Un monde harédi en mutation
Parmi les questions récemment soulevées : la place des harédim dans le monde du travail, et surtout, la place des femmes, qui apportent traditionnellement le salaire principal dans les foyers religieux. De nouvelles statistiques gouvernementales montrent que 80 % des femmes orthodoxes travaillent, alors que la moyenne nationale est de 75 %. Sur ce point Litzman ne joue pas aux devinettes : « Nous aidons ceux qui veulent arrêter d’étudier et rejoindre le marché de l’emploi, mais nous n’encourageons personne à quitter la yeshiva pour aller travailler, nous encourageons à étudier la Torah, parce que la Torah est notre raison de vivre. »
Depuis le lancement de la campagne électorale, les femmes orthodoxes refusent de rester dans l’ombre. Deux initiatives ont vu le jour, exigeant une représentation féminine à la Knesset. Mais Shas et Yahadout Hatorah ont tous deux refusé que les femmes soient sur le devant de la scène, invoquant la loi juive et les règles de décence. Litzman insiste : une telle représentation n’a pas de raison d’être, celles qui ont entamé ce combat ne représentent pas la majorité des religieuses. « Jamais une femme harédite ne m’a parlé du besoin d’une représentation féminine, et même si certaines l’avaient fait, ma réponse aurait été non. C’est la loi juive qui l’interdit, depuis des générations […] Nous défendons les intérêts des femmes au même titre que les autres partis, si ce n’est mieux », insiste-t-il, rappelant que d’après un récent sondage publié dans Haaretz, 89 % des électeurs de Yahadout Hatorah se disent amplement satisfaits de leurs représentants, un chiffre qui comprend forcément des électrices, argue Litzman.

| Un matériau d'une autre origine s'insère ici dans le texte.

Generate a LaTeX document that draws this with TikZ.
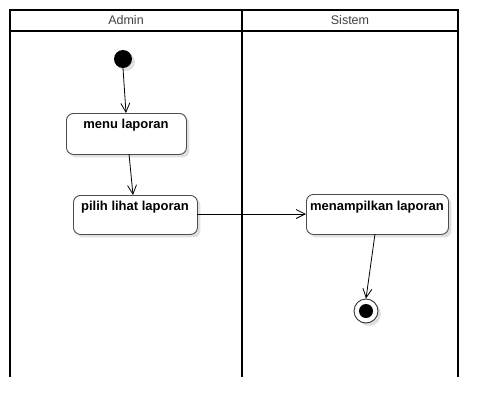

Si la communauté harédite connaît de mini-révolutions, l’obédience de ses membres à ses rabbins, qui ont appelé à voter en masse au prochain scrutin, assurera aux partis ultraorthodoxes une place de choix dans la carte politique israélienne. Yahadout Hatorah et Shas pourraient ainsi former un bloc auquel il sera difficile de dire non.